I and a lot of others I know of, Are/am a Blacksmith (I are a blacksmith not an english major) With a forge anvil and hammer I can make tools to make other tools that will make precision parts. 
Guns are just machines and for the most part there simple machines. Not nearly as many parts as a automible or even a steam engin.
*Most importantly How come every time some one ask a question about Archery it turn in to a gun verses bow thing?* 
melting metal in a home foundry, backyard metalcasting, metal casting
http://www.sustainlife.org/blog/201...ksmith-shop/?gclid=CN-xpM-DjLQCFcKPPAodpHQAyA


----------



## Lucky Jim (Sep 2, 2012)

Guns will always be the most powerful weapons around, it's just that it's interesting to know what bows and crossbows can do in terms of penetrating power, pull weight, rates of fire, arrow and barb types etc for hunting game in a survival situation..


----------



## longrider (Mar 25, 2013)

I like my recurve bow. I'm not great with it. Yet. But if I wanted to be stealth, I'd use a bow. Or a wrist rocket for squirrels, possum, racoon, etc. I've seen these great quivers at traditional archery shoots made from deer hide that keep arrows quiet. Even retrieving an arrow from one of these quivers is as close to silent as you can get. The hair is on the inside. The opening to retrieve an arrow is at toward the bottom. I'll be making one of those for myself. If I were hunting and didn't want others to know about my success/didn't want to share with strangers, I'd use a bow. A 22, or shotgun or whatever will be heard for quite a distance.
Now, if I were in a self defense situation. I'd want a gun and a bow. The bow to pick off enemy silently, but the gun to go at it all out. Jus my humble opinion. And yes, my bother hunts bear with a bow. He's crazy, but he gets it done.


----------



## pharmer14 (Oct 27, 2012)

I think it comes down to your strengths and financial situation. I've seen survival PVC longbows on the net made for well under $50. If money is an issue at all, the long bow may be the way to go. To me the weight issue is a wash. The ammo issue you might actually come out ahead on in the long term. You can retrieve arrows or make new ones, but it will take a while to get off 1,000 shots in 22lr if you go that way. 

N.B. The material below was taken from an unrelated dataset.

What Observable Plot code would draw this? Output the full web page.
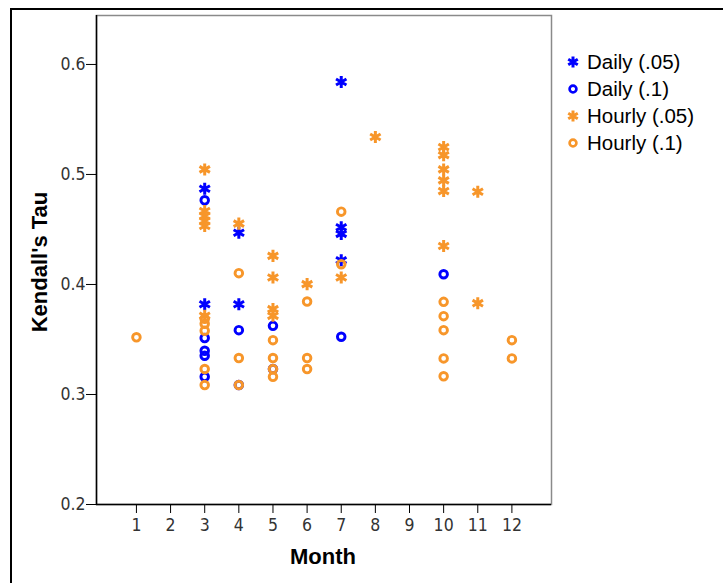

As far as the act of hunting itself goes, there's a few issues. First you're going to limit your range. You'll have to be right on top of a larger animal to hit it with a bow let alone hit it with enough power to do anything real with a longbow. A rifle not only extends your range, but it also opens yourself up to smaller animals. You can shoot squirrel or rabbit with a 22lr. I'd love to see someone pick off a squirrel with a long bow. Being quieter, the bow may allow you to get off more shots than a gun though if you don't use the silencer as pointed out above. 

My biggest suggestion would be trapping. Find 2 or 3 traps that you can master and bring enough supplies to set up a bunch of them around the places you stop to recharge for a few days. It has a few advantages. First it's passive. You don't have to be stalking the animal to harvest it... just check on your line every day. Second, you play the numbers game. Hunting, you'd have two of you looking for animals. Trapping, you have 20+ "hunters" trying to gather food. You can also make traps out of next to nothing... heck I've seen deadfall traps made from nothing but a couple sticks and a large, flat rock. 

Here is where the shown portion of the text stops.